Question

Given the vector field \(\mathbf{F}(x, y, z)=x \mathbf{i}+y \mathbf{j}+z \mathbf{k}\) verify that \(\int_{S} \int \mathbf{F} \cdot \mathbf{N} d S=3 V\) where \(V\) is the volume of the solid bounded by the closed surface \(S\)

Short answer

The divergence of the given vector field \(\mathbf{F}(x, y, z)=x \mathbf{i}+y \mathbf{j}+z\mathbf{k}\) is 3. The volume integral of this divergence over the solid volume \(V\) results in \(3V\). Hence, the surface integral of \(\mathbf{F}\) over the closed surface \(S\) is equal to \(3V\), verifying the divergence theorem.

Step-by-step solution

Compute the Divergence of the Vector Field

Find the divergence of the vector field \(\mathbf{F}(x, y, z)=x \mathbf{i}+y \mathbf{j}+z \mathbf{k}\). The divergence of a vector field \(\mathbf{F}=P\mathbf{i}+Q\mathbf{j}+R\mathbf{k}\) is given by \(\nabla \cdot \mathbf{F}=(\partial P/\partial x)+(\partial Q/\partial y)+(\partial R/\partial z)\). Hence, \(\nabla \cdot \mathbf{F}=\partial x/ \partial x + \partial y/ \partial y + \partial z/ \partial z =1+1+1=3\).

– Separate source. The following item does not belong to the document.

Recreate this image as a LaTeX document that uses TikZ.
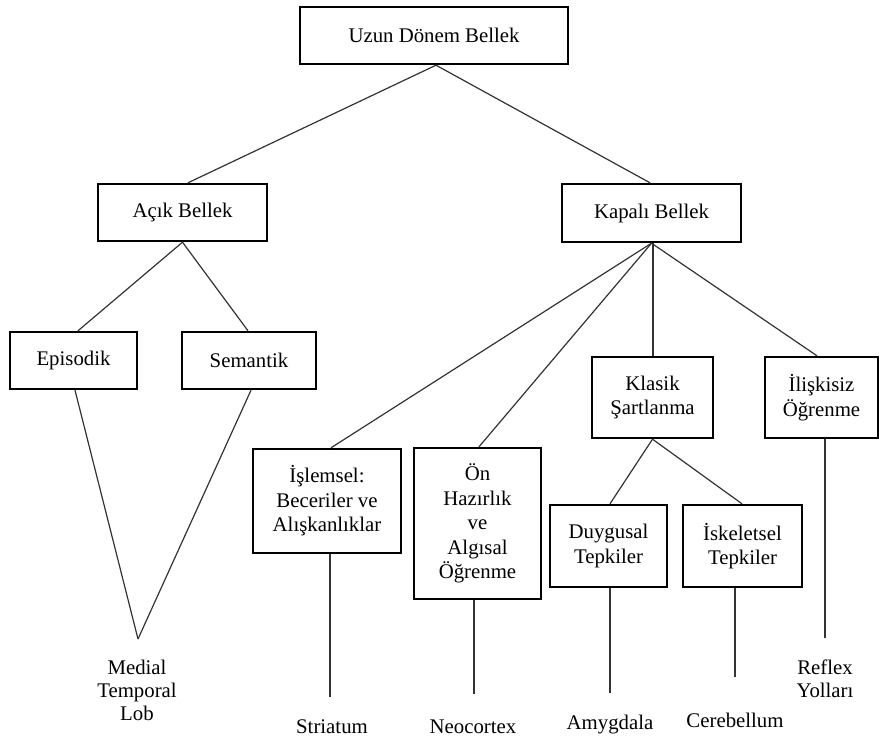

Compute the volume integral of the divergence of \(\mathbf{F}\) over the solid volume \(V\)

According to divergence theorem, the volume integral of the divergence of \(\mathbf{F}\) over the solid volume \(V\) is equal to the surface integral of \(\mathbf{F}\) over the closed surface S. Compute the volume integral of the divergence which is \( \int\int\int_V \nabla \cdot \mathbf{F}dV = \int\int\int_V 3 dV = 3V.\)

Verify the Equality

Verify the equality \(\int_{S} \int \mathbf{F} \cdot \mathbf{N} d S = \int\int\int_V \nabla \cdot \mathbf{F}dV\) between surface and volume integrals. Since \(\int\int\int_V \nabla \cdot \mathbf{F}dV = 3V\), the equality holds, confirming the divergence theorem.